To investigate whether the relationship between slips-of-action task performance, and the attention component of the key-cover procedure was better explained by a third confounding variable, we followed up with a series of regression models. To avoid the risk of overfitting, given the limited number of participants (Field, 2009), one control variable was considered at a time. In each model, the attention component in the switched phase was the predicted variable. The control variables were always entered first as a predictor, followed by slips-of-action scores. The initial regression model was only significant for the control variables BIS-planning and SSRT (rs = −.33 and −.44, ps = .041 and .006, respectively), when predicting the attention component in the switched phase. But when slips-of-action was entered as the second predictor, the latter was again a significant predictor, leading to significantly better models, R2 = .244, delta R2 = .133, p = .018, and R2 = .306, delta R2 = .112, p = .023, respectively. This indicates that although BIS-planning and SSRT could predict some of the variance in attention, a significant part was uniquely predicted by the slips-of-action test. The initial regression model was not significant for any of the 27 other control variables (see online Supplemental Table S2 for complete listing). It was concluded that the relationship between slips-of-action task performance and the attention component of the key-cover procedure was not better explained by any control variable. Moreover, none of the state variables and variables possibly associated with repetition, behavior novelty, and motivation could significantly predict the attention component in the key-cover procedure.

Although the time-effort-mistakes component of the key-cover procedure was not significantly related to slips-of-action performance, control regressions were identically constructed to explore whether suppressor effects (Smith, Ager, & Williams, 1992) could explain the mentioned lack of correlation, or if any of the other abovementioned control variables could predict this component. Except for the amount of other key covers already in use by participants, none of these could significantly predict the outcome. The more other key covers were in use, the stronger was the increase in effort, time, and mistakes in the switched phase, F(1, 36) = 8.79, p = .005, R2 = .196, with standardized beta = .44. When slips-of-action was entered as the second predictor in all these models, it remained unrelated to the time-effort-mistakes component of the key-cover procedure. In total, eight participants had at least one other key cover in use. To make sure these had not influenced the overall results, all analyses mentioned in this section were repeated excluding these participants, with equivalent and equally significant results. It was concluded that no control variables could predict the variance in the time-effort-mistakes component of the key-cover procedure, nor could they explain its lack of correlation with slips-of-action performance.

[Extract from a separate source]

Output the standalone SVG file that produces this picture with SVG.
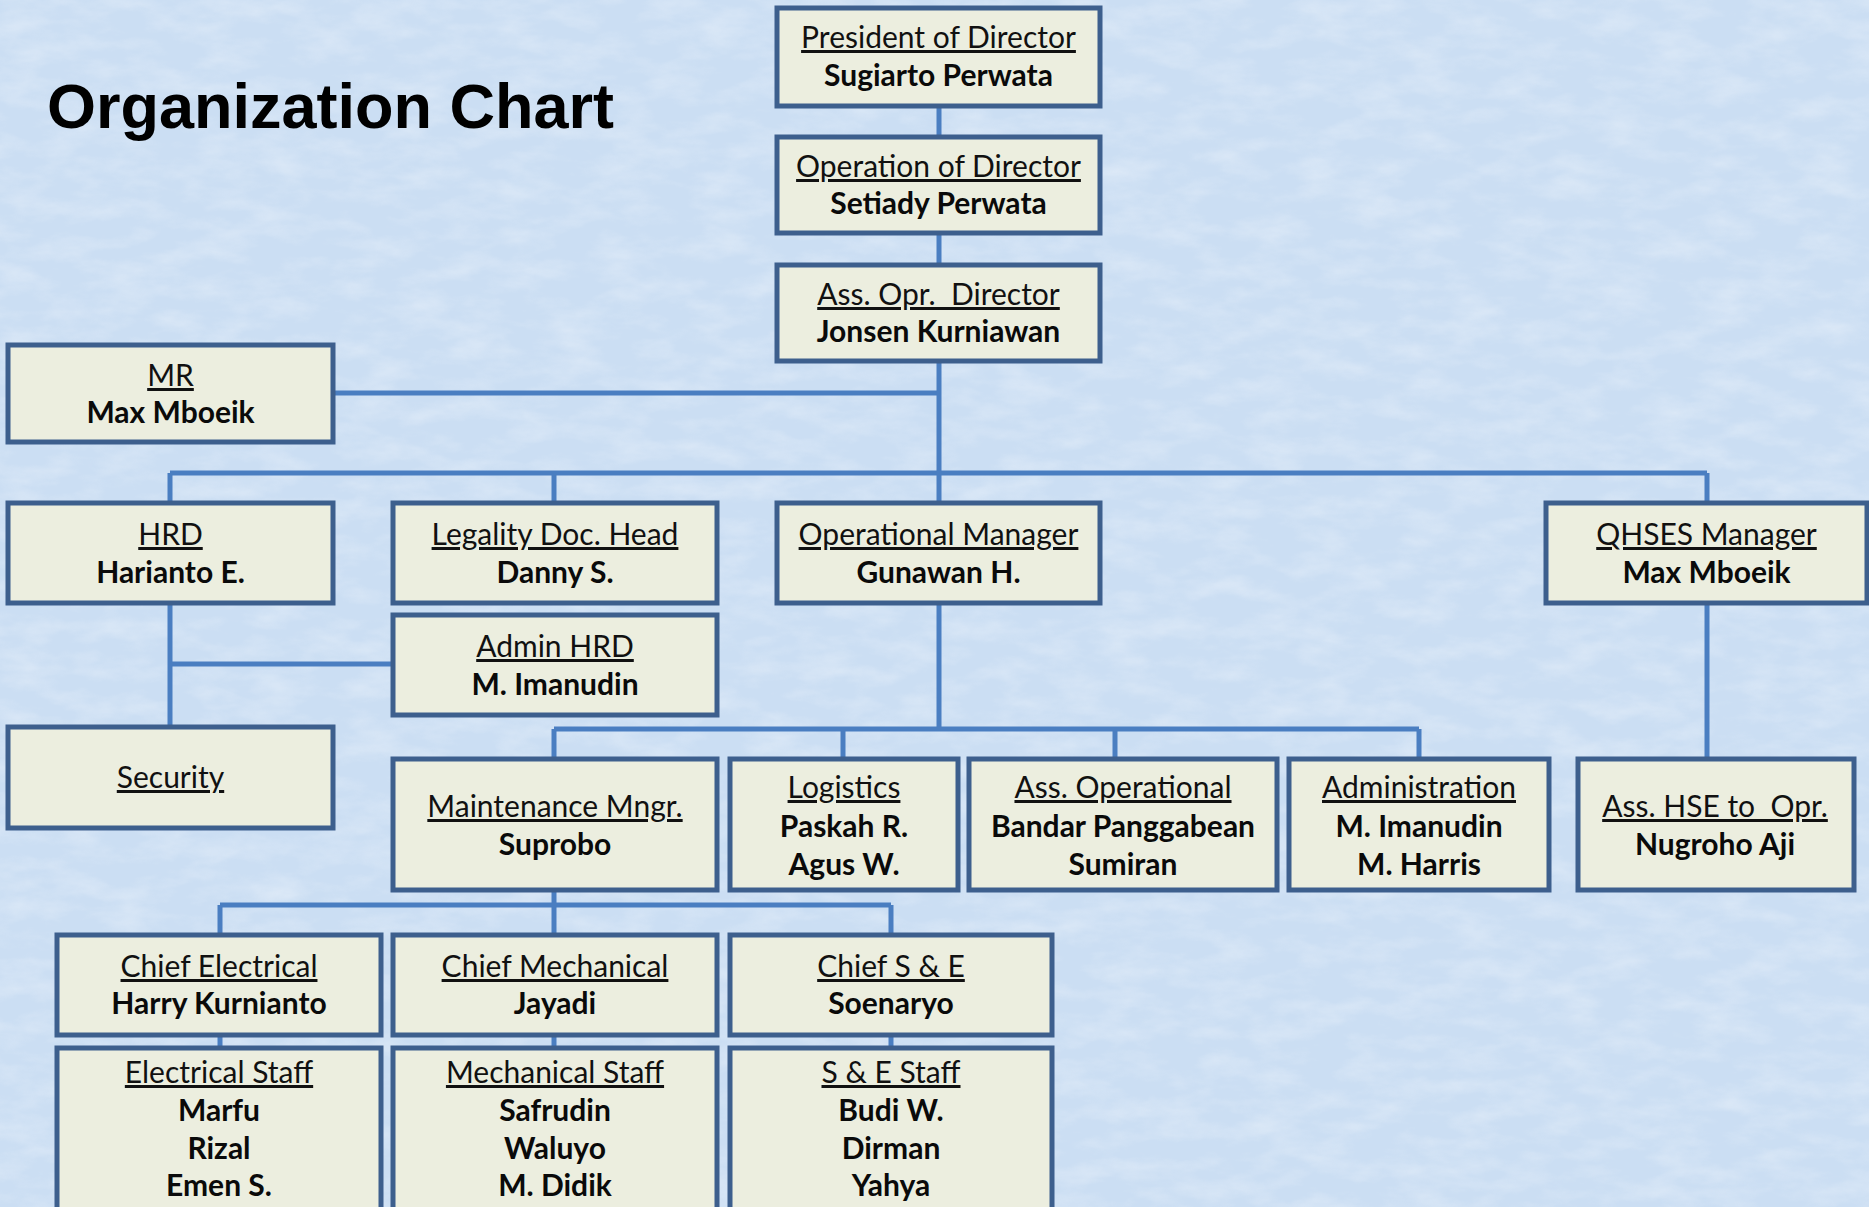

Are some people inherently more “a creature of habit”’ than others? If so, then individual differences in habit propensity should be observable across different domains. The present study therefore set out to investigate individual dispositions in the balance between goal-directed and habitual control in real life, as well as in experimental settings. This was achieved by relating interindividual differences in habitual control as measured by an experimental paradigm—the slips-of-action task—to automaticity of a real-life behavior, namely, selecting a key to open the front door of one’s home whilst controlling both habit formation and habit disruption experiences. If people indeed have differential habit propensity, then these experimental and real-life measures of habit propensity should be directly related to each other. This hypothesis—fitting with the idea of habit propensity as a relatively stable personal characteristic—did not receive strong support from the current study. In short, we found that focused attention—as a measure of automaticity—correlated significantly with performance on the experimental slips-of-action task. This association could not be explained by any control variables. However, no such relationship was found between task performance and other real-life measures of automaticity, namely, time, effort, and mistakes.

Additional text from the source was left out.